Life

This Mormon gay man got famous for marrying a woman. Now they’re getting divorced.

This Mormon gay man got famous for marrying a woman. Now they’re getting divorced.
Photo: Facebook/Josh Weed

In 2012, Lolly and Josh Weed came out after ten years of marriage: he’s gay, she’s straight. They said their marriage “works very well” and that they’re “incredibly happy.”

And now they’re getting divorced.

Their original coming out blog post went viral and the Weeds were interviewed all over the world. The Mormon couple even got some fans on the right who visited their blog regularly.

They were showing that people can be gay on the inside and choose not to act on it; homophobes love that idea. They love it so much that it’s the stance of the Mormon and Catholic churches.

But they weren’t as happy with their lives as they were telling the outside world. For Josh, the idea that he would spend the rest of his life never loving anyone romantically was leading him to consider suicide. Lolly’s self-esteem was hurt by how Josh was never really attracted to her, and she worried about how their marriage would affect their four daughters.

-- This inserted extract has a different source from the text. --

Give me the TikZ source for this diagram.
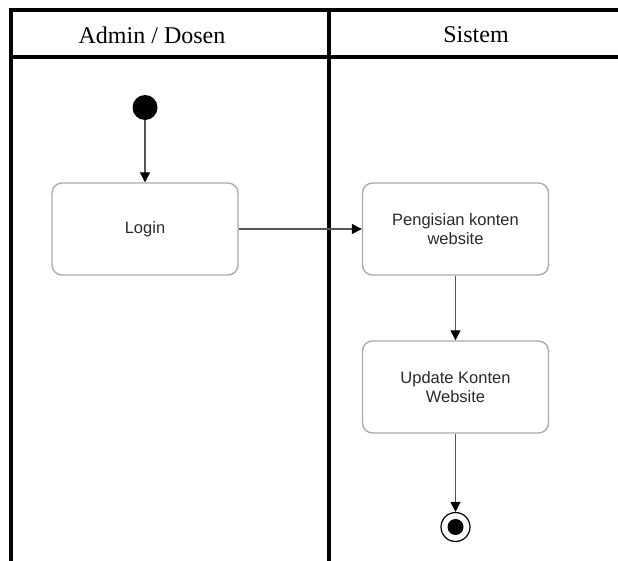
\documentclass[tikz,border=0pt]{standalone}
\usepackage{fontspec}
\setmainfont{Liberation Serif}
\newfontfamily\boxfont{Liberation Sans}
\usetikzlibrary{arrows.meta}
\definecolor{boxgray}{HTML}{ABABAB}
\definecolor{linegray}{HTML}{555555}
\definecolor{txtgray}{HTML}{2A2A2A}
\tikzset{
  frame/.style={line width=3.2pt, black},
  lanehead/.style={font=\fontsize{24}{28}\selectfont, anchor=center},
  actbox/.style={draw=boxgray, line width=1.4pt, rounded corners=10pt,
    minimum width=186pt, minimum height=92pt, inner sep=0pt,
    align=center, text=txtgray, font=\boxfont\fontsize{16.5}{18.5}\selectfont},
  flow/.style={draw=linegray, line width=1.3pt,
    -{Triangle[length=10pt,width=10pt,fill=black,color=black]}},
}
\begin{document}
\begin{tikzpicture}[x=1pt,y=-1pt]
\useasboundingbox[fill=white] (0,0) rectangle (618,561);
% swimlane frame
\draw[frame] (11,561) -- (11,10) -- (620,10);
\draw[frame] (11,57) -- (620,57);
\draw[frame] (329,10) -- (329,563);
\node[lanehead] (laneA) at (152,35) {Admin / Dosen};
\node[lanehead] (laneB) at (476,35) {Sistem};
% nodes
\node[circle, fill=black, minimum size=25pt, inner sep=0pt] (start) at (145,107.5) {};
\node[actbox] (login) at (145,229) {Login};
\node[actbox] (isi) at (455.5,229) {Pengisian konten\\website};
\node[actbox] (upd) at (455.5,387) {Update Konten\\Website};
\node[circle, draw=black, line width=1.2pt, minimum size=29pt, inner sep=0pt] (end) at (455.5,527) {};
\node[circle, fill=black, minimum size=16pt, inner sep=0pt] (endin) at (end.center) {};
% connectors
\draw[flow] (start) -- (login);
\draw[flow] (login) -- (isi);
\draw[flow] (isi) -- (upd);
\draw[flow] (upd) -- (end);
\end{tikzpicture}
\end{document}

Things started to change as Josh learned to accept his sexuality and to reject what the Mormon church taught him as he was growing up. Because they had some fame in certain circles, they started to meet other LGBTQ people.

“Could it be that my sexual orientation wasn’t a mistake?” Josh asked himself, after a straight friend told him that he didn’t just have to “tolerate” his sexuality. “That it was part of the diversity and variety that brings nuance to our planet and to humanity? And that God meant it to be that way?”

Later, a lesbian, Mormon friend told Josh that she too was thinking about suicide, and he thought about how much he dreaded living the rest of his life… things started to come together.

Lolly and Josh decided to do “the thing God was asking us to do”: separate.

Facebook/Josh Weed

They offered a lot of apologies. First to gay Mormons, who might have gotten the idea to do what they did or to stay with someone they weren’t attracted to because of their story.

They also apologized to LGBTQ people who have been hurt because their story was used to fuel homophobia.

“One person wrote — and I’ll never get the horror of this out of my head for the rest of my life — saying that he went to see his family for Thanksgiving during his second year of college, where he was an out gay man who openly had a boyfriend,” Josh wrote. “When he got home, his father pulled up our story on the computer and then physically assaulted him, beating him as he had often done during his childhood, saying ‘if this guy could avoid being a faggot, so could you!'”

Last, Josh apologized to out LGBTQ people for thinking he was better than us because he could pretend to be straight.

The couple still plans to live on the same 160-acre property, adding new partners who come into their lives, because they share “a love that was similar to the love of a brother to a sister.”

The punchline? Both Josh and Lolly are practicing marriage therapists.